Par Elodie Mercier
Posté le 2 décembre 2020
A travers un long métrage émouvant, Roma, réalisé par Alfonso Cuarón en 2018, dépeint la vie d’une famille bourgeoise de la ville de Mexico, l’intimité du quotidien, la tendresse maternelle et leurs drames.
Cleo est une jeune domestique indigène travaillant pour une famille aisée en plein déchirement. Soudain, Antonio, le père de famille, part, laissant son épouse Sofía avec leurs quatre enfants. La tourmente des deux femmes tisse entre elle un lien fort, mêlant pudeur et affection profonde.
Portant le nom d’un quartier en vogue de la ville de Mexico, Roma nous montre à merveille tout le charme de ses rues bordées de petites maisons avec leurs portes en fer forgé, leur patio et leur linge flottant sur les toits.
L’ambiance chaotique de la capitale est aussi transmise par la superposition des bruits qui la caractérise si bien : l’aboiement des chiens, la cacophonie des klaxons dans les interminables embouteillages, les cris des vendeurs ambulants….
Ce souci de fidélité à la réalité constitue l’essence même du film : Alfonso Cuarón s’est inspiré de sa propre enfance pour son œuvre. La façade de la maison où se déroulent les évènements est celle où il a grandi. Il a d’ailleurs fait le choix d’une actrice d’origine indigène, Yalitza Aparicio, venant de l’état d’Oaxaca dans le Sud du Mexique, et parlant en langue mixtèque avec ses semblables dans le film.
Roma montre aussi en filigranes les tensions qui traversent le pays au début des années 1970. Outre les violences morales, sexistes ou classistes (subies par les indigènes par exemple), des conflits politiques sont palpables. Les inégalités exacerbées entre les méso-américains et les descendants des européens sont très nettes dans le film, tout comme le machisme constant.
Un autre fléau du pays est mis en évidence : les abus de pouvoir par l’Etat. En effet, le Mexique a connu une importante mobilisation sociale dès 1968, à laquelle le gouvernement a répondu par l’intervention de l’armée. Le film se déroule en 1971, soit peu de temps après le terrible massacre de Tlatelolco par l’armée mexicaine, dans le centre de Mexico. Une tragédie ayant fait 200 ou 300 morts parmi les manifestants, ainsi que des centaines de disparus, qu’aucune enquête n’a pour l’instant élucidé.

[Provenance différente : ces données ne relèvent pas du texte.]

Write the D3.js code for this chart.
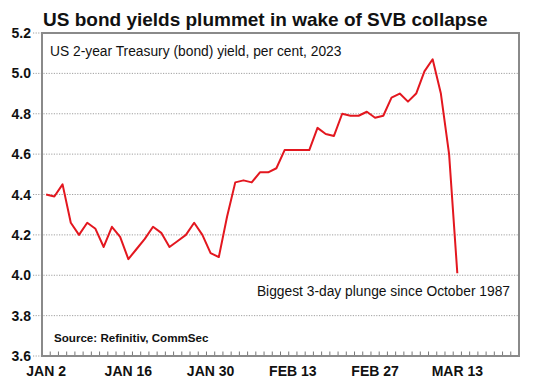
<!DOCTYPE html>
<html>
<head>
<meta charset="utf-8">
<script src="https://cdn.jsdelivr.net/npm/d3@7"></script>
<style>
  html, body { margin: 0; padding: 0; background: #fff; }
  svg { display: block; font-family: "Liberation Sans", Arial, sans-serif; }
</style>
</head>
<body>
<svg id="chart" width="534" height="383"></svg>
<script>
// ---- Data ----
const title = "US bond yields plummet in wake of SVB collapse";
const subtitle = "US 2-year Treasury (bond) yield, per cent, 2023";
const annotation = "Biggest 3-day plunge since October 1987";
const source = "Source: Refinitiv, CommSec";

// business-day categories (axis runs a little past the last observation)
const categories = [
  "2023-01-02","2023-01-03","2023-01-04","2023-01-05","2023-01-06",
  "2023-01-09","2023-01-10","2023-01-11","2023-01-12","2023-01-13",
  "2023-01-16","2023-01-17","2023-01-18","2023-01-19","2023-01-20",
  "2023-01-23","2023-01-24","2023-01-25","2023-01-26","2023-01-27",
  "2023-01-30","2023-01-31","2023-02-01","2023-02-02","2023-02-03",
  "2023-02-06","2023-02-07","2023-02-08","2023-02-09","2023-02-10",
  "2023-02-13","2023-02-14","2023-02-15","2023-02-16","2023-02-17",
  "2023-02-20","2023-02-21","2023-02-22","2023-02-23","2023-02-24",
  "2023-02-27","2023-02-28","2023-03-01","2023-03-02","2023-03-03",
  "2023-03-06","2023-03-07","2023-03-08","2023-03-09","2023-03-10",
  "2023-03-13","2023-03-14","2023-03-15","2023-03-16","2023-03-17",
  "2023-03-20","2023-03-21","2023-03-22"
];

// 2-year yield, per cent (one value per category from Jan 2 to Mar 13)
const yields = [
  4.40, 4.39, 4.45, 4.26, 4.20,
  4.26, 4.23, 4.14, 4.24, 4.19,
  4.08, 4.13, 4.18, 4.24, 4.21,
  4.14, 4.17, 4.20, 4.26, 4.20,
  4.11, 4.09, 4.29, 4.46, 4.47,
  4.46, 4.51, 4.51, 4.53, 4.62,
  4.62, 4.62, 4.62, 4.73, 4.70,
  4.69, 4.80, 4.79, 4.79, 4.81,
  4.78, 4.79, 4.88, 4.90, 4.86,
  4.90, 5.01, 5.07, 4.90, 4.60,
  4.01
];

const xTickDates = ["2023-01-02","2023-01-16","2023-01-30","2023-02-13","2023-02-27","2023-03-13"];
const xTickLabels = ["JAN 2","JAN 16","JAN 30","FEB 13","FEB 27","MAR 13"];
const yTicks = [3.6, 3.8, 4.0, 4.2, 4.4, 4.6, 4.8, 5.0, 5.2];

// ---- Layout ----
const L = 42, R = 519, T = 33, B = 356;
const svg = d3.select("#chart");

const x = d3.scaleBand().domain(categories).range([L, R]).paddingInner(0).paddingOuter(0);
const y = d3.scaleLinear().domain([3.6, 5.2]).range([B, T]);
const cx = d => x(d) + x.bandwidth() / 2;

// title
svg.append("text")
  .attr("x", 43).attr("y", 26)
  .attr("font-size", 19).attr("font-weight", "bold").attr("fill", "#111")
  .text(title);

// gridlines (dotted, extending a little left of the frame)
svg.append("g").selectAll("line").data(yTicks).join("line")
  .attr("x1", 33).attr("x2", R)
  .attr("y1", d => y(d)).attr("y2", d => y(d))
  .attr("stroke", "#a0a0a0").attr("stroke-width", 1)
  .attr("stroke-dasharray", "1.2,1.4");

// y labels
svg.append("g").selectAll("text").data(yTicks).join("text")
  .attr("x", 31).attr("y", d => y(d) + 5)
  .attr("text-anchor", "end")
  .attr("font-size", 14).attr("font-weight", "bold").attr("fill", "#111")
  .text(d => d.toFixed(1));

// x tick marks at category boundaries, pointing up from the bottom axis
const boundaries = categories.slice(1).map(d => x(d));
svg.append("g").selectAll("line").data(boundaries).join("line")
  .attr("x1", d => d).attr("x2", d => d)
  .attr("y1", B).attr("y2", B - 4.5)
  .attr("stroke", "#777").attr("stroke-width", 1);

// frame
svg.append("rect")
  .attr("x", L).attr("y", T).attr("width", R - L).attr("height", B - T)
  .attr("fill", "none").attr("stroke", "#8a8a8a").attr("stroke-width", 2);

// x labels
svg.append("g").selectAll("text").data(xTickDates).join("text")
  .attr("x", d => cx(d)).attr("y", 376)
  .attr("text-anchor", "middle")
  .attr("font-size", 14).attr("font-weight", "bold").attr("fill", "#111")
  .text((d, i) => xTickLabels[i]);

// line
const pts = yields.map((v, i) => [categories[i], v]);
svg.append("path")
  .datum(pts)
  .attr("fill", "none")
  .attr("stroke", "#e3171f")
  .attr("stroke-width", 2)
  .attr("stroke-linejoin", "round")
  .attr("d", d3.line().x(d => cx(d[0])).y(d => y(d[1])));

// texts inside the plot
svg.append("text")
  .attr("x", 50).attr("y", 56)
  .attr("font-size", 13.8).attr("fill", "#111")
  .text(subtitle);

svg.append("text")
  .attr("x", 510).attr("y", 296)
  .attr("text-anchor", "end")
  .attr("font-size", 13.8).attr("fill", "#111")
  .text(annotation);

svg.append("text")
  .attr("x", 54).attr("y", 342)
  .attr("font-size", 11.6).attr("font-weight", "bold").attr("fill", "#111")
  .text(source);
</script>
</body>
</html>
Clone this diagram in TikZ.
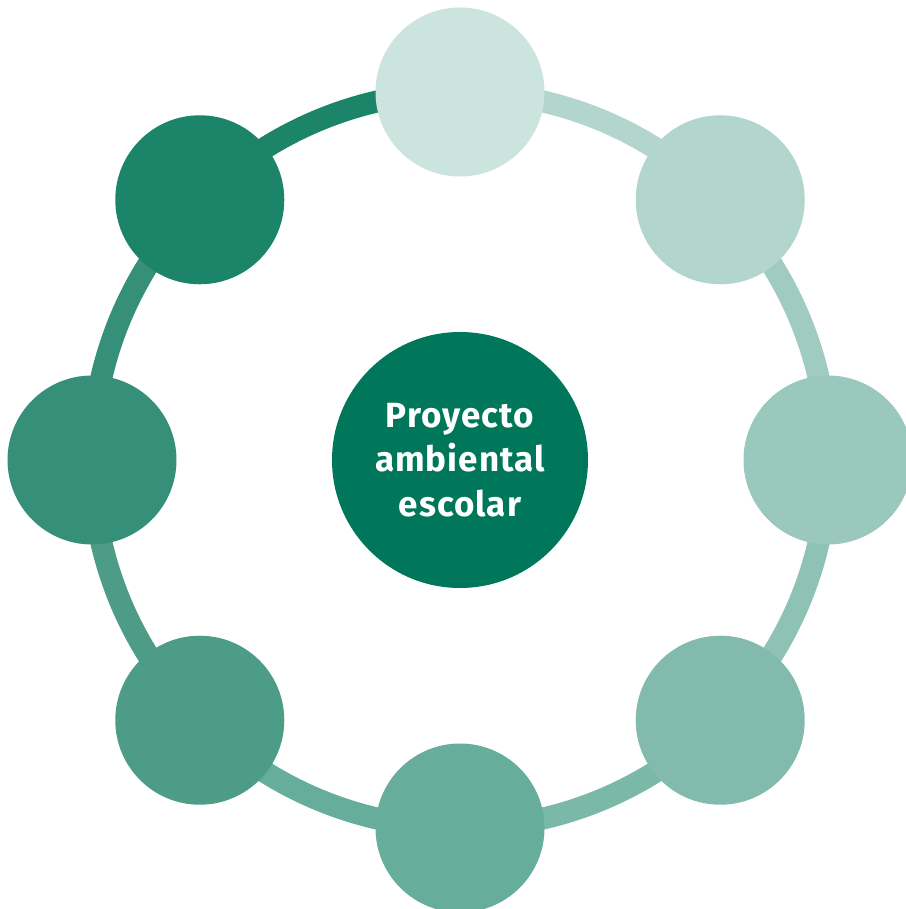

La beauté des images en noir et blanc rapporte avec justesse la force des évènements qui se mêlent dans l’histoire. La lenteur du film nous invite d’ailleurs à savourer sa qualité photographique, à s’imprégner des souvenirs du réalisateur tout comme des émotions de ses personnages.
Pas étonnant que Roma ait été primé par le Lion d’or à la Mostra de Veniseainsi que le Golden Globe du meilleur film en langue étrangère.